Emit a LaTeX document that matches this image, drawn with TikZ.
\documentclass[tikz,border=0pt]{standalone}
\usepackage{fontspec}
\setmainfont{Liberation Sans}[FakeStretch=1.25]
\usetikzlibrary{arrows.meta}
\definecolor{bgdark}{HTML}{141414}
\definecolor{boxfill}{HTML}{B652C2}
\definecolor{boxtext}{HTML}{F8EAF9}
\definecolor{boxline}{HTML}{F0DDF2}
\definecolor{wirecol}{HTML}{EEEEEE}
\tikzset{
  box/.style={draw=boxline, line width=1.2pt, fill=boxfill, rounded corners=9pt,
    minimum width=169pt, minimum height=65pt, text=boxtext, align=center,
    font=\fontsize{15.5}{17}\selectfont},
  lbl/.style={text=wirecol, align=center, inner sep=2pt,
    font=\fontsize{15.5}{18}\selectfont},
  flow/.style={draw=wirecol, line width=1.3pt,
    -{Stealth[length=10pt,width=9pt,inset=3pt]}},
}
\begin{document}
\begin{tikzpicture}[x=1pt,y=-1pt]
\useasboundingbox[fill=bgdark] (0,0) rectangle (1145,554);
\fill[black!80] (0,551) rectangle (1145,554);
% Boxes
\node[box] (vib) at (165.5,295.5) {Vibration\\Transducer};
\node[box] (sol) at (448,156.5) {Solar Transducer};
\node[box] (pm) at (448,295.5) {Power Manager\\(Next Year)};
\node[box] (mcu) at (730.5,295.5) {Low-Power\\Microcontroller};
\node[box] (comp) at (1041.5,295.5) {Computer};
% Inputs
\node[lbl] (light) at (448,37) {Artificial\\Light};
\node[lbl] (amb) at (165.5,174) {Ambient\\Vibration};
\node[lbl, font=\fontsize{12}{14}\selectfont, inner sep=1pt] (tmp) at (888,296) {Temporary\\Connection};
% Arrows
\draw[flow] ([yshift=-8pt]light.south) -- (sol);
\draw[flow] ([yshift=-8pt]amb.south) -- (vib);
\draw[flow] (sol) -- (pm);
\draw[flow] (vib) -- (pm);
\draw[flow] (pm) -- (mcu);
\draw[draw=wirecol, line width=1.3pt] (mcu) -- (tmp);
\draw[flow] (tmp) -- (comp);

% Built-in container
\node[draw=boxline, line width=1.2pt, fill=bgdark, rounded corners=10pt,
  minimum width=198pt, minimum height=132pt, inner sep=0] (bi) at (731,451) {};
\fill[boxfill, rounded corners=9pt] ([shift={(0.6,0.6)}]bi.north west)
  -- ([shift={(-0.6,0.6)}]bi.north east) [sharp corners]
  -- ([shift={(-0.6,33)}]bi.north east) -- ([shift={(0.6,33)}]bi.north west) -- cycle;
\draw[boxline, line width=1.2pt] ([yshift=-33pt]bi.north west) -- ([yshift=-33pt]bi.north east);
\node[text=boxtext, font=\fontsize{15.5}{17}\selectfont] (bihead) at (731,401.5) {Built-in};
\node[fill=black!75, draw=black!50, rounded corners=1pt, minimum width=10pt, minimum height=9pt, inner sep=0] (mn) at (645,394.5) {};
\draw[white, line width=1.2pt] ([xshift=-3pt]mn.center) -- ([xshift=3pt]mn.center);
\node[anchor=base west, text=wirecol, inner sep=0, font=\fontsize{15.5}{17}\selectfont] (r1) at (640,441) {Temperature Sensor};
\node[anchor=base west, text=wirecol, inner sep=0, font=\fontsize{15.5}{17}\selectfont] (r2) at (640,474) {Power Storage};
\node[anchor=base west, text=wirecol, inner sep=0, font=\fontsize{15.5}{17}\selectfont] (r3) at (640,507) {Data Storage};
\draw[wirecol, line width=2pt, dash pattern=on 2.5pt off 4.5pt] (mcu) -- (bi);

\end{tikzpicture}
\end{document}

> [Exercise aim] Reproduce exactly, please, only the lines from the start of the data above to the line that contains "(tmp) -- (comp);", with both ends kept.

> [The response]
Emit a LaTeX document that matches this image, drawn with TikZ.
\documentclass[tikz,border=0pt]{standalone}
\usepackage{fontspec}
\setmainfont{Liberation Sans}[FakeStretch=1.25]
\usetikzlibrary{arrows.meta}
\definecolor{bgdark}{HTML}{141414}
\definecolor{boxfill}{HTML}{B652C2}
\definecolor{boxtext}{HTML}{F8EAF9}
\definecolor{boxline}{HTML}{F0DDF2}
\definecolor{wirecol}{HTML}{EEEEEE}
\tikzset{
  box/.style={draw=boxline, line width=1.2pt, fill=boxfill, rounded corners=9pt,
    minimum width=169pt, minimum height=65pt, text=boxtext, align=center,
    font=\fontsize{15.5}{17}\selectfont},
  lbl/.style={text=wirecol, align=center, inner sep=2pt,
    font=\fontsize{15.5}{18}\selectfont},
  flow/.style={draw=wirecol, line width=1.3pt,
    -{Stealth[length=10pt,width=9pt,inset=3pt]}},
}
\begin{document}
\begin{tikzpicture}[x=1pt,y=-1pt]
\useasboundingbox[fill=bgdark] (0,0) rectangle (1145,554);
\fill[black!80] (0,551) rectangle (1145,554);
% Boxes
\node[box] (vib) at (165.5,295.5) {Vibration\\Transducer};
\node[box] (sol) at (448,156.5) {Solar Transducer};
\node[box] (pm) at (448,295.5) {Power Manager\\(Next Year)};
\node[box] (mcu) at (730.5,295.5) {Low-Power\\Microcontroller};
\node[box] (comp) at (1041.5,295.5) {Computer};
% Inputs
\node[lbl] (light) at (448,37) {Artificial\\Light};
\node[lbl] (amb) at (165.5,174) {Ambient\\Vibration};
\node[lbl, font=\fontsize{12}{14}\selectfont, inner sep=1pt] (tmp) at (888,296) {Temporary\\Connection};
% Arrows
\draw[flow] ([yshift=-8pt]light.south) -- (sol);
\draw[flow] ([yshift=-8pt]amb.south) -- (vib);
\draw[flow] (sol) -- (pm);
\draw[flow] (vib) -- (pm);
\draw[flow] (pm) -- (mcu);
\draw[draw=wirecol, line width=1.3pt] (mcu) -- (tmp);
\draw[flow] (tmp) -- (comp);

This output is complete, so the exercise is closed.